Retention of Different Language in Copy. One approach has been to ignore the language barrier entirely. For example, an advertisement for Hongkong Bank in a French magazine provided a discussion of the advantages of international electronic banking completely in English. However, it is of interest to note that this verbal copy occupied only about 20% of a two-page advertisement (Bilkey & Nes, 2002). The remaining area was filled with a pictorial montage combining images of an executive, a container ship, and computer screens displaying a logo and a menu on trade financing. Thus, the verbal copy was accompanied by pictorial information concerning the ease of communication and the scope of available transactions. In this example, the considerable verbal component of the advertisement was still given far less prominence than the visual material.

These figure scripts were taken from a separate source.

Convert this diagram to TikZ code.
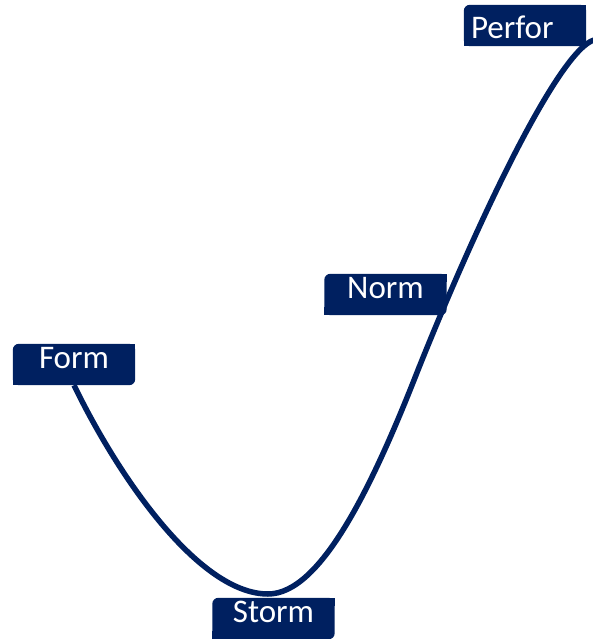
\documentclass[tikz,border=0pt]{standalone}
\usepackage{fontspec}
\setmainfont{Carlito}
\usetikzlibrary{backgrounds}
\definecolor{Navy}{RGB}{0,32,96}

\begin{document}
\begin{tikzpicture}[
  x=1pt, y=-1pt,
  stage/.style={
    text=white,
    font=\fontsize{33}{36}\selectfont,
    minimum width=122pt,
    inner xsep=0pt,
    inner ysep=0pt,
    text height=24pt,
    text depth=17pt
  },
  curve/.style={draw=Navy, line width=5.5pt}
]
\useasboundingbox (0,0) rectangle (593,639);
\node[stage] (form) at (74,364.5) {Form};
\node[stage] (storm) at (273.5,618.5) {Storm};
\node[stage] (norm) at (385.5,294.5) {Norm};
\node[stage,text width=108pt,align=left,inner xsep=7pt,
  text height=34pt,text depth=7pt] (perfor) at (525,25.5) {Perfor};

\coordinate (low) at (268,594);
\coordinate (bend) at (418,370);
\coordinate (tip) at (594,40);

\begin{scope}[on background layer]
\draw[curve] (form.south)
  .. controls (120,480) and (200,594) .. (low)
  .. controls (320,594) and (371,490) .. (bend)
  .. controls (482,210) and (560,50) .. (tip);
\foreach \n in {form,storm,norm,perfor} {
  \fill[Navy,rounded corners=6pt] (\n.south west) rectangle (\n.north east);
  \fill[Navy] (\n.north east) rectangle ++(-8,8);
  \fill[Navy] (\n.south west) rectangle ++(8,-8);
}
\end{scope}
\end{tikzpicture}
\end{document}
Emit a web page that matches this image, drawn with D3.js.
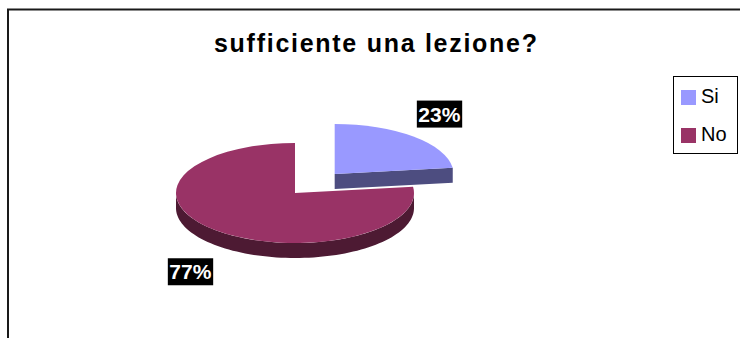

Parallel Texts. Provision of parallel texts in the languages of both the country where the product originated and the country in which it is advertised provide another approach. For example, an advertisement for "PAKETA, the Original Russian Watch," that appeared in an American magazine, consisted of two segments. The first segment confronts the reader with text wholly in Russian. The text appears alongside a clenched fist and bare wrist on a red background, reminiscent of a wartime poster from an earlier era. The second segment, on a separate page, provides the fully translated text. In this segment, the wrist, formerly bare, now wears the wristwatch, whereas the clenched fist has been transformed into a victory sign. Considering the advertisement as a whole, the red background, the images of the hand, and the unexpected encounter with copy in Russian serve both to involve the reader and to evoke associations of the originating country. One might speculate that the initial encounter with printed Russian, arguably an unusual event in an American magazine, might prompt the reader to examine more closely the subsequent copy in English. In this instance the Russian copy, rather than serving a purely linguistic purpose, functions both to emphasize a national boundary and to reinforce the idea that the brand is imported (Fern & Brown, 1984).